→ EXERCISE: Look through the listing for the word "with". Copy each line that has it.

-- Begin --

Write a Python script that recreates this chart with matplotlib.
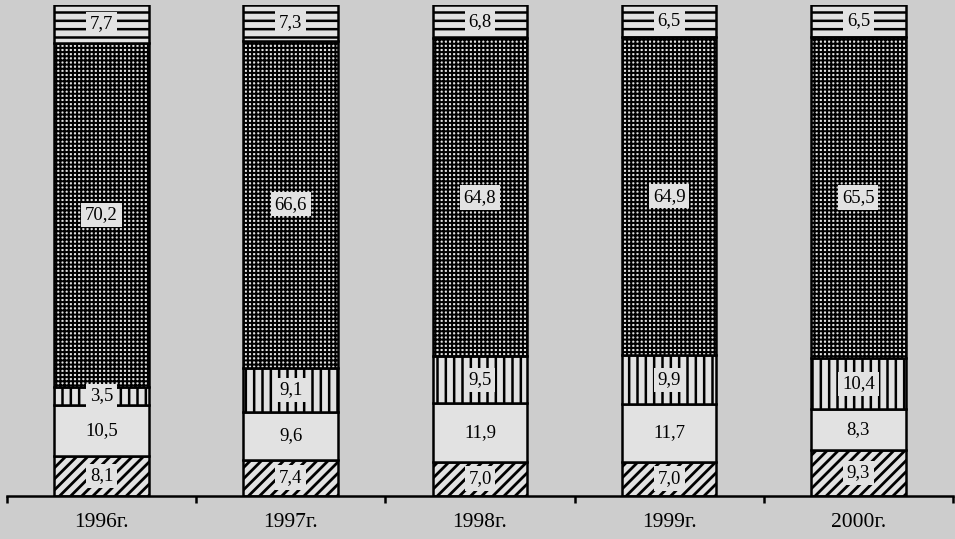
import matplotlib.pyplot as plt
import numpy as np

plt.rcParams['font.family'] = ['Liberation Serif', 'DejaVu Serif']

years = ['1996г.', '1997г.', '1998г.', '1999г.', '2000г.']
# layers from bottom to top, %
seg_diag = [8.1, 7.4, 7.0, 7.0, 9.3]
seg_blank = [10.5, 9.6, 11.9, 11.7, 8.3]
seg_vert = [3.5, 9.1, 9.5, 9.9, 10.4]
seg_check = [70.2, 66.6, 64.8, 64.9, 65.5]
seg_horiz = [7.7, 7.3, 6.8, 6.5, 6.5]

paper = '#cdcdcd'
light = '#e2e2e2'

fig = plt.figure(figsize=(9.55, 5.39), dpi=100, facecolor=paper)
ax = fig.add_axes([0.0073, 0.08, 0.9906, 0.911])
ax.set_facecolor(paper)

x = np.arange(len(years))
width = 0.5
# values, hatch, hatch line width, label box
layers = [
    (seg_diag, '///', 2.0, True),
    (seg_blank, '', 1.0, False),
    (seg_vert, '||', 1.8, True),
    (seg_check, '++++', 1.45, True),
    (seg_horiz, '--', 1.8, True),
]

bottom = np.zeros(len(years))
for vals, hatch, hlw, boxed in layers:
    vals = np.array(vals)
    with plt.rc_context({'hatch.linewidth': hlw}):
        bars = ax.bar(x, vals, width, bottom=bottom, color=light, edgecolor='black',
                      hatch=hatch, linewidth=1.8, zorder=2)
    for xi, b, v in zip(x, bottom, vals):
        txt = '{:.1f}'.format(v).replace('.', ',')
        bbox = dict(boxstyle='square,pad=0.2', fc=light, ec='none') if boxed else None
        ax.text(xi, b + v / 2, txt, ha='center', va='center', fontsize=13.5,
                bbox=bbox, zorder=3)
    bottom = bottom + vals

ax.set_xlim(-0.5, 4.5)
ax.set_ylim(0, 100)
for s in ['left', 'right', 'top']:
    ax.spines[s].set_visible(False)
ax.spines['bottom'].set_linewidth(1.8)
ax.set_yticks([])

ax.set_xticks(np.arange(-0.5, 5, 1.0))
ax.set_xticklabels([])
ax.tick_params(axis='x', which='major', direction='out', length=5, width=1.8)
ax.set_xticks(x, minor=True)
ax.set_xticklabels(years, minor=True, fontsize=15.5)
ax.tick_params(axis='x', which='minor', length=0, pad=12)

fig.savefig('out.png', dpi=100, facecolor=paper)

-- End --

→ RIGHT ANSWER:
Write a Python script that recreates this chart with matplotlib.
    with plt.rc_context({'hatch.linewidth': hlw}):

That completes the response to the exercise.